Okay, that's about it for now. Oh yea...and the barista from the "eye flirting" article sold me a vanilla latte on Thursday and told me he liked my earrings. I don't know if he remembers me, but the whole looking alluring thing at least worked a little!

Hope you all a good weekend! And if you need advice on how to be alluring....I'm your girl = ) After all, i am an expert!

Saturday, January 16, 2010

Haitians like dating too


"So uh do you like Celine Dion?"

I'm walking up the gravel path after an evening of watching a game of pickup soccer and singing songs with girls who
don't speak English. They braided each other's hair
while I picked up the tune on
the keyboard. We snickered at each other's mistakes.

It's dark outside now. Crickets chirp, and the Caribbean heat hugs my skin. Jasmine, Katherine, and I are walking with Simon and the guy with one shoe. I can smell Elise's Cajun cooking as we near our temporary home on the Seminaire Theologique Nazareen de Haiti campus in Port au Prince.

"Near....far....wherever you are!" Simon's Haitian accent clashes
with memories of Leonardo DiCaprio and Kate Winslet. He puts his left hand to his heart and lifts his right in bravado. "I believe that the heart will, go on and on..."

"Hehe," Jasmine giggled. "Yea, we know that one."

"What what about 'it?" Simon asked.

"It?" she asks.

"Yes, 'it."

The three of us give each other side glances.

"You know....'it!" Simon throws a rock at the school bus on our left.

"You mean throw?" I say.

"No!" he says. " 'it me baby one more time!" he moves his hips in motion with the song.

"Oh my gosh!!!" the three of us burst out laughing.

"Brittney Spears!" the five of us shout in unison.

"Yes! Yes!" Simon says. "Brittany Spears. We learn English by watching American music videos."

"Well, those are someold videos." Katherine says.

"So," Simon says turning to Jasmine. "You study psychology?"

"Yes," she answers quietly.

"Well, when I am a pastor I will need a good wife. A pastor's wife
must be good and love the Lord so she can help others and maybe counsel people."

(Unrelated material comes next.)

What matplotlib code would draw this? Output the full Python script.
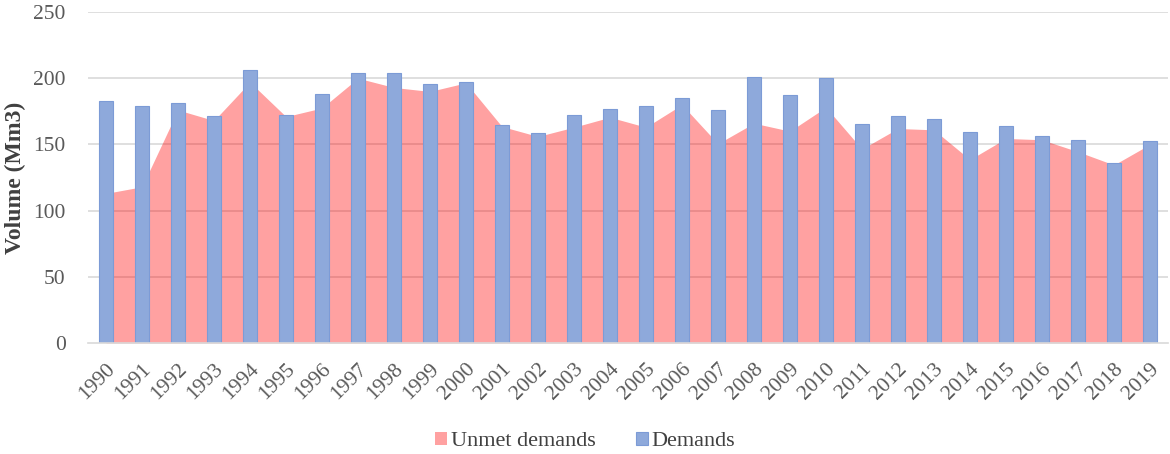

Jasmine's eyes widen at the emphasis put on counseling.

"And maybe she will need to sing too because I will be pastor and I cannot lead the church in music. The will be wife's job."

"Jasmine," Katherine says. "You sing."

"You do?" Simon's facelights up.

"No!!!" she says.

"Well, we should probably get going," I say. "I think dinner is ready."

"Goodnight Jasmine," Simon says as we walk away.

The next day Jasmine and I walk the short distance to the college library. It's
small and bare--a meager collection compared to those we have in the U.S. Simon finds us there and brings Jasmine his favorite book on marriage.

"That's nice," she says. "Rachel, don't we need to go back to the house now?"

I smile and lead the way to the door.

"I will see you later, yes?" Simon calls.

"Maybe!"


Simon....one of over a hundred people I made a connection with last March in Haiti. Simon, a man, a person with--a dream of being a pastor, a dream of helping others, a dream of finding love.

I know my blog is usually humor filled and packed with wit. And I hope I made you smile tonight. But sometimes, things get serious. On Tuesday, things surpassed serious in HAiti. I write to you this little snippet of my experience in Haiti in hopes that you will find a way to connect with Simon and others like him.

We all long to make a connection with that special someone that we will spend the rest of our lives with. We thrive off the hope of love. Although Simon's techniques may not jive with our suave American ways, his desires are no different ours. Haitians are people too. They're strong, they're fun, they're loving. And they will accomplish their dreams. But right now, they need your help. So don't forget about Simon. Don't forget about Haiti. Help them overcome this hardship and accomplish their dreams.